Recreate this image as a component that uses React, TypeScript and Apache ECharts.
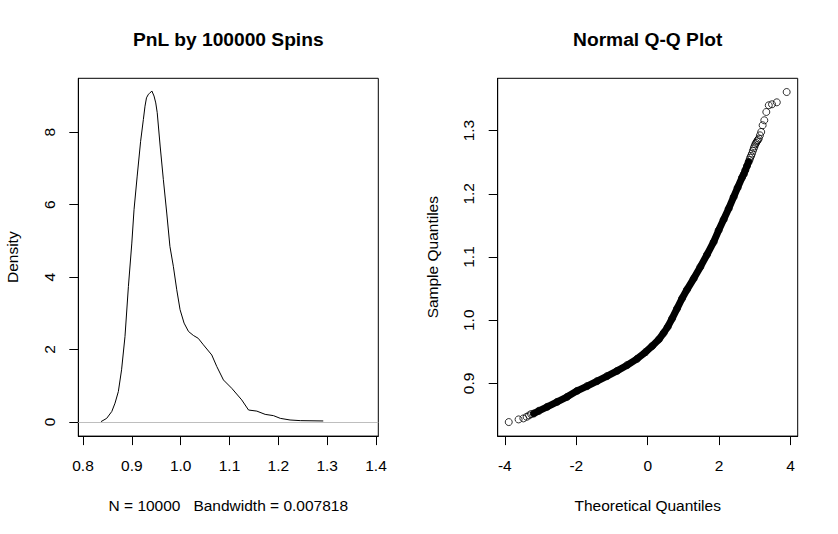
import React, { useEffect, useRef } from "react";
import * as echarts from "echarts";

const FONT = "'Liberation Sans', Arial, Helvetica, sans-serif";

// ---- Left panel: kernel density of PnL ----
const densityX = [0.837, 0.8485, 0.859, 0.8656, 0.8724, 0.879, 0.886, 0.893, 0.9, 0.9045, 0.911, 0.918, 0.9236, 0.927, 0.93, 0.934, 0.936, 0.941, 0.9455, 0.949, 0.952, 0.958, 0.9646, 0.9715, 0.978, 0.985, 0.992, 0.9988, 1.007, 1.016, 1.026, 1.036, 1.0466, 1.0637, 1.074, 1.0876, 1.1046, 1.125, 1.139, 1.156, 1.173, 1.19, 1.204, 1.224, 1.245, 1.292];
const densityY = [0.01, 0.1, 0.29, 0.52, 0.84, 1.44, 2.36, 3.74, 4.94, 5.86, 6.79, 7.75, 8.35, 8.72, 8.95, 9.05, 9.07, 9.14, 9.0, 8.81, 8.54, 7.62, 6.69, 5.77, 4.85, 4.3, 3.65, 3.1, 2.73, 2.5, 2.39, 2.31, 2.13, 1.85, 1.53, 1.16, 0.93, 0.61, 0.33, 0.3, 0.21, 0.175, 0.1, 0.055, 0.037, 0.028];
const densityXTicks = [0.8, 0.9, 1.0, 1.1, 1.2, 1.3, 1.4];
const densityYTicks = [0, 2, 4, 6, 8];

// ---- Right panel: normal Q-Q plot ----
// individual circles in the lower tail
const qqLowX = [-3.891, -3.615, -3.481, -3.39, -3.321, -3.265];
const qqLowY = [0.8389, 0.8431, 0.8447, 0.8472, 0.8494, 0.8515];
// dense band of overlapping points
const qqBandX = [-3.188, -3.048, -2.815, -2.535, -2.255, -1.976, -1.696, -1.416, -1.137, -0.857, -0.577, -0.298, -0.064, 0.122, 0.309, 0.448, 0.56, 0.682, 0.821, 0.961, 1.101, 1.288, 1.474, 1.661, 1.847, 1.987, 2.127, 2.267, 2.407, 2.518, 2.64, 2.69, 2.733, 2.78, 2.826];
const qqBandY = [0.8524, 0.8567, 0.863, 0.8709, 0.8788, 0.8883, 0.8957, 0.9036, 0.9115, 0.9199, 0.9289, 0.9389, 0.9494, 0.9589, 0.9694, 0.98, 0.9895, 1.0026, 1.0184, 1.0343, 1.0485, 1.0659, 1.0843, 1.1038, 1.1238, 1.1423, 1.1592, 1.1765, 1.195, 1.2097, 1.2256, 1.231, 1.2372, 1.244, 1.2503];
// individual circles in the upper tail
const qqHighX = [2.85, 2.87, 2.895, 2.919, 2.945, 2.97, 2.99, 3.012, 3.035, 3.06, 3.085, 3.111, 3.143, 3.178, 3.218, 3.265, 3.321, 3.39, 3.481, 3.615, 3.891];
const qqHighY = [1.2535, 1.257, 1.26, 1.2635, 1.268, 1.272, 1.275, 1.2783, 1.2805, 1.283, 1.285, 1.2873, 1.2925, 1.2978, 1.3084, 1.3163, 1.3294, 1.34, 1.3416, 1.3447, 1.361];
const qqXTicks = [-4, -2, 0, 2, 4];
const qqYTicks = [0.9, 1.0, 1.1, 1.2, 1.3];

const zip = (xs: number[], ys: number[]) => xs.map((x, i) => [x, ys[i]]);

const textBase = { fontFamily: FONT, fontSize: 15.5, color: "#000" };

function makeXAxis(gridIndex: number, min: number, max: number, ticks: number[], name: string, digits: number) {
  return {
    type: "value",
    gridIndex,
    min,
    max,
    name,
    nameLocation: "middle",
    nameGap: 61,
    nameTextStyle: { ...textBase },
    axisLine: { show: true, onZero: false, lineStyle: { color: "#000", width: 1 } },
    axisTick: { show: true, length: 9, inside: false, customValues: ticks, lineStyle: { color: "#000", width: 1 } },
    axisLabel: {
      show: true,
      customValues: ticks,
      margin: 21,
      ...textBase,
      formatter: (v: number) => v.toFixed(digits),
    },
    splitLine: { show: false },
  };
}

function makeYAxis(gridIndex: number, min: number, max: number, ticks: number[], name: string, digits: number) {
  return {
    type: "value",
    gridIndex,
    min,
    max,
    name,
    nameLocation: "middle",
    nameGap: 57.5,
    nameTextStyle: { ...textBase },
    axisLine: { show: true, onZero: false, lineStyle: { color: "#000", width: 1 } },
    axisTick: { show: true, length: 9, inside: false, customValues: ticks, lineStyle: { color: "#000", width: 1 } },
    axisLabel: {
      show: true,
      customValues: ticks,
      rotate: 90,
      margin: 21,
      ...textBase,
      formatter: (v: number) => v.toFixed(digits),
    },
    splitLine: { show: false },
  };
}

const circleStyle = { color: "rgba(0,0,0,0)", borderColor: "#000", borderWidth: 1 };

export default function App() {
  const ref = useRef<HTMLDivElement>(null);

  useEffect(() => {
    if (!ref.current) return;
    const chart = echarts.init(ref.current, undefined, { renderer: "svg" });
    chart.setOption({
      animation: false,
      backgroundColor: "#fff",
      grid: [
        { left: 78.3, top: 78.3, width: 300, height: 357.8, show: true, borderColor: "#000", borderWidth: 1, backgroundColor: "transparent" },
        { left: 497.7, top: 78.3, width: 300, height: 357.8, show: true, borderColor: "#000", borderWidth: 1, backgroundColor: "transparent" },
      ],
      xAxis: [
        makeXAxis(0, 0.7904, 1.4047, densityXTicks, "N = 10000   Bandwidth = 0.007818", 1),
        makeXAxis(1, -4.2, 4.2, qqXTicks, "Theoretical Quantiles", 0),
      ],
      yAxis: [
        makeYAxis(0, -0.39, 9.49, densityYTicks, "Density", 0),
        makeYAxis(1, 0.8167, 1.3827, qqYTicks, "Sample Quantiles", 1),
      ],
      graphic: [
        {
          type: "text",
          x: 228.3,
          y: 39,
          style: { text: "PnL by 100000 Spins", align: "center", verticalAlign: "middle", fontFamily: FONT, fontSize: 19.2, fontWeight: "bold", fill: "#000" },
        },
        {
          type: "text",
          x: 647.7,
          y: 39,
          style: { text: "Normal Q-Q Plot", align: "center", verticalAlign: "middle", fontFamily: FONT, fontSize: 19.2, fontWeight: "bold", fill: "#000" },
        },
      ],
      series: [
        {
          type: "line",
          name: "density",
          xAxisIndex: 0,
          yAxisIndex: 0,
          data: zip(densityX, densityY),
          symbol: "none",
          smooth: false,
          lineStyle: { color: "#000", width: 1 },
          z: 2,
        },
        {
          type: "line",
          name: "zero",
          xAxisIndex: 0,
          yAxisIndex: 0,
          data: [],
          z: 3,
          markLine: {
            silent: true,
            symbol: "none",
            label: { show: false },
            lineStyle: { color: "#bebebe", type: "solid", width: 1 },
            data: [{ yAxis: 0 }],
          },
        },
        {
          type: "line",
          name: "qqBand",
          xAxisIndex: 1,
          yAxisIndex: 1,
          data: zip(qqBandX, qqBandY),
          symbol: "none",
          smooth: false,
          lineStyle: { color: "#000", width: 7, cap: "round", join: "round" },
        },
        {
          type: "scatter",
          name: "qqPoints",
          xAxisIndex: 1,
          yAxisIndex: 1,
          data: [...zip(qqLowX, qqLowY), ...zip(qqBandX, qqBandY), ...zip(qqHighX, qqHighY)],
          symbol: "circle",
          symbolSize: 7,
          itemStyle: circleStyle,
        },
      ],
    });
    return () => chart.dispose();
  }, []);

  return (
    <div
      ref={ref}
      style={{ position: "fixed", left: 0, top: 0, width: 838, height: 534, background: "#fff" }}
    />
  );
}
-*-*-
**WRITTEN INSTRUCTION**
Copy out every line where the word "React" occurs.

**FINAL RESULT**
Recreate this image as a component that uses React, TypeScript and Apache ECharts.
import React, { useEffect, useRef } from "react";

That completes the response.